▶ **Exercise**
Copy the material that follows word for word and omit its pictures.

— BEGIN Data extract —

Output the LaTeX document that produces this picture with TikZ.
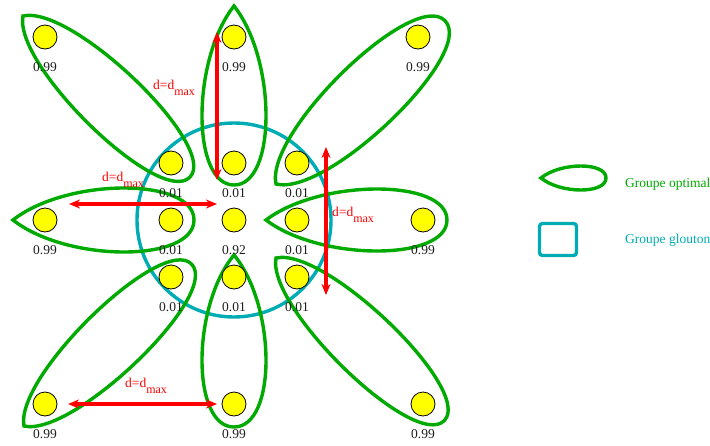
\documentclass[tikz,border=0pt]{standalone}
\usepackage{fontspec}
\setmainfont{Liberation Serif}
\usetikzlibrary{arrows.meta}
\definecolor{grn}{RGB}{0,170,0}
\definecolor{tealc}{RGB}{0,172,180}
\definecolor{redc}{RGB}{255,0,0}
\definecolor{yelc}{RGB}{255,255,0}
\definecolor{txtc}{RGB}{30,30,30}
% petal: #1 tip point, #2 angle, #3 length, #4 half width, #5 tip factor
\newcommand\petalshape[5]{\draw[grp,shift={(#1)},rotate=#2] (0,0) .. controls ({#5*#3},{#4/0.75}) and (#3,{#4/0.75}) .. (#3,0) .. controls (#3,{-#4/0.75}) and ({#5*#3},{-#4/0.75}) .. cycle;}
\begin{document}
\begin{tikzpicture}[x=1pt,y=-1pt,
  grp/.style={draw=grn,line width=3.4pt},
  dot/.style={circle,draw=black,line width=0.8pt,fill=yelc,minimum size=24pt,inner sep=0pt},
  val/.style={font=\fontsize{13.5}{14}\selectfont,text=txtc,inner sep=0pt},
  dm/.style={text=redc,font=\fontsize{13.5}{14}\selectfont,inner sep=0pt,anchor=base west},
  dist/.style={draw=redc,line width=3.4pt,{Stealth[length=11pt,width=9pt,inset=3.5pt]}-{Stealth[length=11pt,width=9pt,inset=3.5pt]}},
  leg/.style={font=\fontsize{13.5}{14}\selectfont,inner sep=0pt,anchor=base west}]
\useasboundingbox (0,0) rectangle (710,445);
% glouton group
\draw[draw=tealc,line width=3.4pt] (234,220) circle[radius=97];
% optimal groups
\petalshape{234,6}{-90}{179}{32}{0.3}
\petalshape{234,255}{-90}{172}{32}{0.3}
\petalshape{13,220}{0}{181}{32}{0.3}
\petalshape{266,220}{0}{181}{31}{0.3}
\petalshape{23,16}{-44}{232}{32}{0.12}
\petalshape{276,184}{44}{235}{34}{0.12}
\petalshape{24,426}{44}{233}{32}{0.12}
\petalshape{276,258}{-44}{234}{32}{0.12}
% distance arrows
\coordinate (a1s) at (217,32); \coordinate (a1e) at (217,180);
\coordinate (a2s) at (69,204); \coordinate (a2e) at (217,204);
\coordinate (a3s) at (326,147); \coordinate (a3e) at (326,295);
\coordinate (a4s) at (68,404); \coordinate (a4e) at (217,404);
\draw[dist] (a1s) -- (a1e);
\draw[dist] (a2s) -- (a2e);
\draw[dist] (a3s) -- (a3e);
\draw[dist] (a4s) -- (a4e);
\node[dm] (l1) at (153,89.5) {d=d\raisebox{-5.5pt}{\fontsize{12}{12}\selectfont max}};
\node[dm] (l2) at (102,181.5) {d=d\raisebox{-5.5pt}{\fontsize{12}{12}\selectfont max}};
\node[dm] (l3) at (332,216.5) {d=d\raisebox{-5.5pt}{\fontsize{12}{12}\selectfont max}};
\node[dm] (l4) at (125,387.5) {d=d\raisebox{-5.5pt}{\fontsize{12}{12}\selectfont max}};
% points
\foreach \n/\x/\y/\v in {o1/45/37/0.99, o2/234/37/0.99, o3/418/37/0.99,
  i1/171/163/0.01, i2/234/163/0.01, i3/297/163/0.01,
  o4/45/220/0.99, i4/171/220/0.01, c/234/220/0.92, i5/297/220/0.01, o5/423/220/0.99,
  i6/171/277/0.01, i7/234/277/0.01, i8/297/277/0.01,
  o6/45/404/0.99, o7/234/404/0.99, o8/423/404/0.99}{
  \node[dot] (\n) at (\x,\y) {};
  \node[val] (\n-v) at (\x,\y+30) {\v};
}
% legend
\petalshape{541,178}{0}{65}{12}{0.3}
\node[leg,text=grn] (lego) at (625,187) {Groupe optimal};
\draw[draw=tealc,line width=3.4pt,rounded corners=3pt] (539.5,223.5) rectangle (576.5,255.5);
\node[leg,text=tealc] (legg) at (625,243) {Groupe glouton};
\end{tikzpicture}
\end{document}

— END Data extract —

▶ **Answer to the exercise**
Output the LaTeX document that produces this picture with TikZ.
\documentclass[tikz,border=0pt]{standalone}
\usepackage{fontspec}
\setmainfont{Liberation Serif}
\usetikzlibrary{arrows.meta}
\definecolor{grn}{RGB}{0,170,0}
\definecolor{tealc}{RGB}{0,172,180}
\definecolor{redc}{RGB}{255,0,0}
\definecolor{yelc}{RGB}{255,255,0}
\definecolor{txtc}{RGB}{30,30,30}
% petal: #1 tip point, #2 angle, #3 length, #4 half width, #5 tip factor
\newcommand\petalshape[5]{\draw[grp,shift={(#1)},rotate=#2] (0,0) .. controls ({#5*#3},{#4/0.75}) and (#3,{#4/0.75}) .. (#3,0) .. controls (#3,{-#4/0.75}) and ({#5*#3},{-#4/0.75}) .. cycle;}
\begin{document}
\begin{tikzpicture}[x=1pt,y=-1pt,
  grp/.style={draw=grn,line width=3.4pt},
  dot/.style={circle,draw=black,line width=0.8pt,fill=yelc,minimum size=24pt,inner sep=0pt},
  val/.style={font=\fontsize{13.5}{14}\selectfont,text=txtc,inner sep=0pt},
  dm/.style={text=redc,font=\fontsize{13.5}{14}\selectfont,inner sep=0pt,anchor=base west},
  dist/.style={draw=redc,line width=3.4pt,{Stealth[length=11pt,width=9pt,inset=3.5pt]}-{Stealth[length=11pt,width=9pt,inset=3.5pt]}},
  leg/.style={font=\fontsize{13.5}{14}\selectfont,inner sep=0pt,anchor=base west}]
\useasboundingbox (0,0) rectangle (710,445);
% glouton group
\draw[draw=tealc,line width=3.4pt] (234,220) circle[radius=97];
% optimal groups
\petalshape{234,6}{-90}{179}{32}{0.3}
\petalshape{234,255}{-90}{172}{32}{0.3}
\petalshape{13,220}{0}{181}{32}{0.3}
\petalshape{266,220}{0}{181}{31}{0.3}
\petalshape{23,16}{-44}{232}{32}{0.12}
\petalshape{276,184}{44}{235}{34}{0.12}
\petalshape{24,426}{44}{233}{32}{0.12}
\petalshape{276,258}{-44}{234}{32}{0.12}
% distance arrows
\coordinate (a1s) at (217,32); \coordinate (a1e) at (217,180);
\coordinate (a2s) at (69,204); \coordinate (a2e) at (217,204);
\coordinate (a3s) at (326,147); \coordinate (a3e) at (326,295);
\coordinate (a4s) at (68,404); \coordinate (a4e) at (217,404);
\draw[dist] (a1s) -- (a1e);
\draw[dist] (a2s) -- (a2e);
\draw[dist] (a3s) -- (a3e);
\draw[dist] (a4s) -- (a4e);
\node[dm] (l1) at (153,89.5) {d=d\raisebox{-5.5pt}{\fontsize{12}{12}\selectfont max}};
\node[dm] (l2) at (102,181.5) {d=d\raisebox{-5.5pt}{\fontsize{12}{12}\selectfont max}};
\node[dm] (l3) at (332,216.5) {d=d\raisebox{-5.5pt}{\fontsize{12}{12}\selectfont max}};
\node[dm] (l4) at (125,387.5) {d=d\raisebox{-5.5pt}{\fontsize{12}{12}\selectfont max}};
% points
\foreach \n/\x/\y/\v in {o1/45/37/0.99, o2/234/37/0.99, o3/418/37/0.99,
  i1/171/163/0.01, i2/234/163/0.01, i3/297/163/0.01,
  o4/45/220/0.99, i4/171/220/0.01, c/234/220/0.92, i5/297/220/0.01, o5/423/220/0.99,
  i6/171/277/0.01, i7/234/277/0.01, i8/297/277/0.01,
  o6/45/404/0.99, o7/234/404/0.99, o8/423/404/0.99}{
  \node[dot] (\n) at (\x,\y) {};
  \node[val] (\n-v) at (\x,\y+30) {\v};
}
% legend
\petalshape{541,178}{0}{65}{12}{0.3}
\node[leg,text=grn] (lego) at (625,187) {Groupe optimal};
\draw[draw=tealc,line width=3.4pt,rounded corners=3pt] (539.5,223.5) rectangle (576.5,255.5);
\node[leg,text=tealc] (legg) at (625,243) {Groupe glouton};
\end{tikzpicture}
\end{document}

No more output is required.